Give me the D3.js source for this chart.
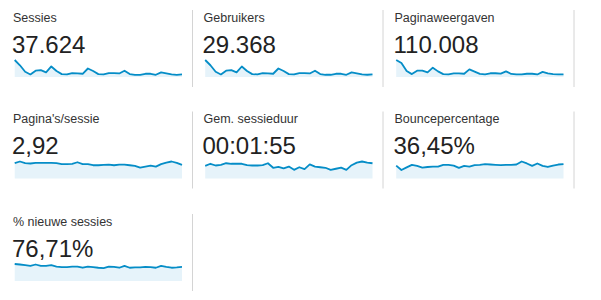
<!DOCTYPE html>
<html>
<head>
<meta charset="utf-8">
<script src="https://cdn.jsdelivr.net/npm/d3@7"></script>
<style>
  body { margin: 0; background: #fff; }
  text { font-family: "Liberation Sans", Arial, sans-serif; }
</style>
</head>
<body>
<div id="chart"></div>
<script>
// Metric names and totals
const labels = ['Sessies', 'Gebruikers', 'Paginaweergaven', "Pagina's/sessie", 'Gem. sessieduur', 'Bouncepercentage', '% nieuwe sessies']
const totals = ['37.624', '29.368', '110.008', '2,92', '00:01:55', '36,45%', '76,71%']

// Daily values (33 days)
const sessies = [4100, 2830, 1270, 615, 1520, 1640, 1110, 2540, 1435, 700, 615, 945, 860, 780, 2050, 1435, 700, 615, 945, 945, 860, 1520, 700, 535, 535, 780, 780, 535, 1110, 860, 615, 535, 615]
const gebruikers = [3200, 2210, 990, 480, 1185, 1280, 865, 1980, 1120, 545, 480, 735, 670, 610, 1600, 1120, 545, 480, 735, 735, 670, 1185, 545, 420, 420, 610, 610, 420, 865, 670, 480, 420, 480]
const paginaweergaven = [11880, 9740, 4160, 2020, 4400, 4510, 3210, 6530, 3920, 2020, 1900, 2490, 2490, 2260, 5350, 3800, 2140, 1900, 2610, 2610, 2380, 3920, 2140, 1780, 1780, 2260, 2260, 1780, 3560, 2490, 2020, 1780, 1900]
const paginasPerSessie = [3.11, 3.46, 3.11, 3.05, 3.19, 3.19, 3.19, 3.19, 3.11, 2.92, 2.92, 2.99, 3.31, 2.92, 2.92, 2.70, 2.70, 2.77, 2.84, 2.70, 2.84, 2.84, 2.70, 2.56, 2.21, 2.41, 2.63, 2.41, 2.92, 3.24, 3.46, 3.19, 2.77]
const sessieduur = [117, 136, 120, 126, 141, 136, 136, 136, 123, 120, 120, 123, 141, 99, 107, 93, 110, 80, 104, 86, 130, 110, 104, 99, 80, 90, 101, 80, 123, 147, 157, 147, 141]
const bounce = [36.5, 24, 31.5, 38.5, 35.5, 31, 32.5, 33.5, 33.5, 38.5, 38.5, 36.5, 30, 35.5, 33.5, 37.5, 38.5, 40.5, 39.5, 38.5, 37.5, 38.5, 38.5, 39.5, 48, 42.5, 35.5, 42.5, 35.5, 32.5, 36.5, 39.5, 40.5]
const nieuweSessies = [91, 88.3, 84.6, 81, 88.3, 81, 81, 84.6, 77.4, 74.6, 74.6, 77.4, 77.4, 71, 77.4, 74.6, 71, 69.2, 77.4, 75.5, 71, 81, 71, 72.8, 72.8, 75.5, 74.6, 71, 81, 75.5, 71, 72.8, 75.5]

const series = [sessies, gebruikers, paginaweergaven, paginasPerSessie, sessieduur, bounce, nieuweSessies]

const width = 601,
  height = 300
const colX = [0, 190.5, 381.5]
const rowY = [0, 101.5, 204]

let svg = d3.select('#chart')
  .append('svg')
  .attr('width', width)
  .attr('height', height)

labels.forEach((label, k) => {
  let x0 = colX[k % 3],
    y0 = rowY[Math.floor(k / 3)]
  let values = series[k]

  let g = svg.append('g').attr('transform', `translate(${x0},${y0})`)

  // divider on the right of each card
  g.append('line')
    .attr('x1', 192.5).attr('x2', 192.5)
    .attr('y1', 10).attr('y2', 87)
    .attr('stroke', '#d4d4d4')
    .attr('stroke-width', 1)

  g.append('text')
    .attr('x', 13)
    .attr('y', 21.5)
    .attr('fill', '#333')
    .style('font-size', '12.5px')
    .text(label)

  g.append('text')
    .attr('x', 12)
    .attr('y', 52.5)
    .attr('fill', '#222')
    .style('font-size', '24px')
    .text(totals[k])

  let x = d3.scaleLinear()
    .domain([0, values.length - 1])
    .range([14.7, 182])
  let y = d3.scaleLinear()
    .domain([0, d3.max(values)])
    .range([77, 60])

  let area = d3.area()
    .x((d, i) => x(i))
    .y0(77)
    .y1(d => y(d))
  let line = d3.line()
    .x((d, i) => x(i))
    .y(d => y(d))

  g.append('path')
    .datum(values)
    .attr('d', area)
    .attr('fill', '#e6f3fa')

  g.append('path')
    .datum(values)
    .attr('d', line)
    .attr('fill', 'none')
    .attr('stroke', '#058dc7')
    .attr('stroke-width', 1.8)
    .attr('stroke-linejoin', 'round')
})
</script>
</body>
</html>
=-=-=-=-=
Problem to work on:
Copy the whole listing above word for word but do not carry over the pictures.

Task solution:
Give me the D3.js source for this chart.
<!DOCTYPE html>
<html>
<head>
<meta charset="utf-8">
<script src="https://cdn.jsdelivr.net/npm/d3@7"></script>
<style>
  body { margin: 0; background: #fff; }
  text { font-family: "Liberation Sans", Arial, sans-serif; }
</style>
</head>
<body>
<div id="chart"></div>
<script>
// Metric names and totals
const labels = ['Sessies', 'Gebruikers', 'Paginaweergaven', "Pagina's/sessie", 'Gem. sessieduur', 'Bouncepercentage', '% nieuwe sessies']
const totals = ['37.624', '29.368', '110.008', '2,92', '00:01:55', '36,45%', '76,71%']

// Daily values (33 days)
const sessies = [4100, 2830, 1270, 615, 1520, 1640, 1110, 2540, 1435, 700, 615, 945, 860, 780, 2050, 1435, 700, 615, 945, 945, 860, 1520, 700, 535, 535, 780, 780, 535, 1110, 860, 615, 535, 615]
const gebruikers = [3200, 2210, 990, 480, 1185, 1280, 865, 1980, 1120, 545, 480, 735, 670, 610, 1600, 1120, 545, 480, 735, 735, 670, 1185, 545, 420, 420, 610, 610, 420, 865, 670, 480, 420, 480]
const paginaweergaven = [11880, 9740, 4160, 2020, 4400, 4510, 3210, 6530, 3920, 2020, 1900, 2490, 2490, 2260, 5350, 3800, 2140, 1900, 2610, 2610, 2380, 3920, 2140, 1780, 1780, 2260, 2260, 1780, 3560, 2490, 2020, 1780, 1900]
const paginasPerSessie = [3.11, 3.46, 3.11, 3.05, 3.19, 3.19, 3.19, 3.19, 3.11, 2.92, 2.92, 2.99, 3.31, 2.92, 2.92, 2.70, 2.70, 2.77, 2.84, 2.70, 2.84, 2.84, 2.70, 2.56, 2.21, 2.41, 2.63, 2.41, 2.92, 3.24, 3.46, 3.19, 2.77]
const sessieduur = [117, 136, 120, 126, 141, 136, 136, 136, 123, 120, 120, 123, 141, 99, 107, 93, 110, 80, 104, 86, 130, 110, 104, 99, 80, 90, 101, 80, 123, 147, 157, 147, 141]
const bounce = [36.5, 24, 31.5, 38.5, 35.5, 31, 32.5, 33.5, 33.5, 38.5, 38.5, 36.5, 30, 35.5, 33.5, 37.5, 38.5, 40.5, 39.5, 38.5, 37.5, 38.5, 38.5, 39.5, 48, 42.5, 35.5, 42.5, 35.5, 32.5, 36.5, 39.5, 40.5]
const nieuweSessies = [91, 88.3, 84.6, 81, 88.3, 81, 81, 84.6, 77.4, 74.6, 74.6, 77.4, 77.4, 71, 77.4, 74.6, 71, 69.2, 77.4, 75.5, 71, 81, 71, 72.8, 72.8, 75.5, 74.6, 71, 81, 75.5, 71, 72.8, 75.5]

const series = [sessies, gebruikers, paginaweergaven, paginasPerSessie, sessieduur, bounce, nieuweSessies]

const width = 601,
  height = 300
const colX = [0, 190.5, 381.5]
const rowY = [0, 101.5, 204]

let svg = d3.select('#chart')
  .append('svg')
  .attr('width', width)
  .attr('height', height)

labels.forEach((label, k) => {
  let x0 = colX[k % 3],
    y0 = rowY[Math.floor(k / 3)]
  let values = series[k]

  let g = svg.append('g').attr('transform', `translate(${x0},${y0})`)

  // divider on the right of each card
  g.append('line')
    .attr('x1', 192.5).attr('x2', 192.5)
    .attr('y1', 10).attr('y2', 87)
    .attr('stroke', '#d4d4d4')
    .attr('stroke-width', 1)

  g.append('text')
    .attr('x', 13)
    .attr('y', 21.5)
    .attr('fill', '#333')
    .style('font-size', '12.5px')
    .text(label)

  g.append('text')
    .attr('x', 12)
    .attr('y', 52.5)
    .attr('fill', '#222')
    .style('font-size', '24px')
    .text(totals[k])

  let x = d3.scaleLinear()
    .domain([0, values.length - 1])
    .range([14.7, 182])
  let y = d3.scaleLinear()
    .domain([0, d3.max(values)])
    .range([77, 60])

  let area = d3.area()
    .x((d, i) => x(i))
    .y0(77)
    .y1(d => y(d))
  let line = d3.line()
    .x((d, i) => x(i))
    .y(d => y(d))

  g.append('path')
    .datum(values)
    .attr('d', area)
    .attr('fill', '#e6f3fa')

  g.append('path')
    .datum(values)
    .attr('d', line)
    .attr('fill', 'none')
    .attr('stroke', '#058dc7')
    .attr('stroke-width', 1.8)
    .attr('stroke-linejoin', 'round')
})
</script>
</body>
</html>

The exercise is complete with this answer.